Naunton Wayne (born Henry Wayne Davies, 22 June 1901 – 17 November 1970), was a Welsh character actor, born in Pontypridd, Glamorgan, Wales.  He was educated at Clifton College. His name was changed by deed poll in 1933.

Stage actor
His first London stage roles were in Streamline at the Palace in 1934 and in 1066 and All That at the Strand in 1935 (where he provided comic continuity for other performers). His first full role was as Norman Weldon in Wise Tomorrow at The Lyric in 1937. He played Mortimer Brewster in Arsenic and Old Lace at the Strand for four years. He was a leading member of The Stage Golfing Society.

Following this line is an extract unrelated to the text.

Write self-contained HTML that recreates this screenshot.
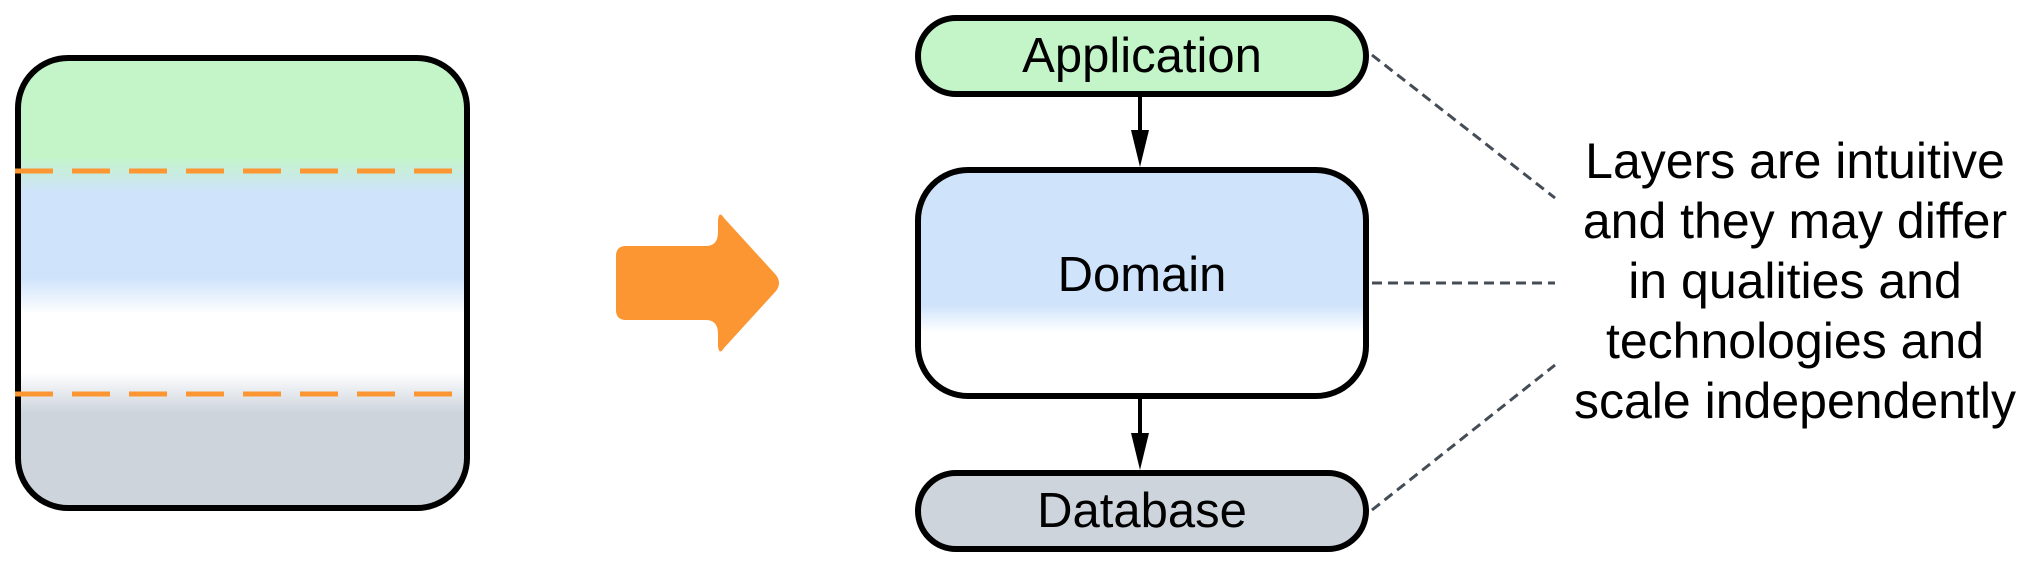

From November 1956 he appeared in the long-running farce The Bride and the Bachelor at the Duchess Theatre.

Film actor
He became best known for his role as a supporting character, Caldicott, in the 1938 film version of The Lady Vanishes, a role he repeated in three further films, alongside Basil Radford as his equally cricket-obsessed friend, Charters. The two would go on to appear in other films together, often playing similar characters. Their other joint credits include Night Train to Munich (1940), Crook's Tour (1941), Millions Like Us (1943), Dead of Night (1945), Quartet (1948), It's Not Cricket (1949), and Passport to Pimlico (1949).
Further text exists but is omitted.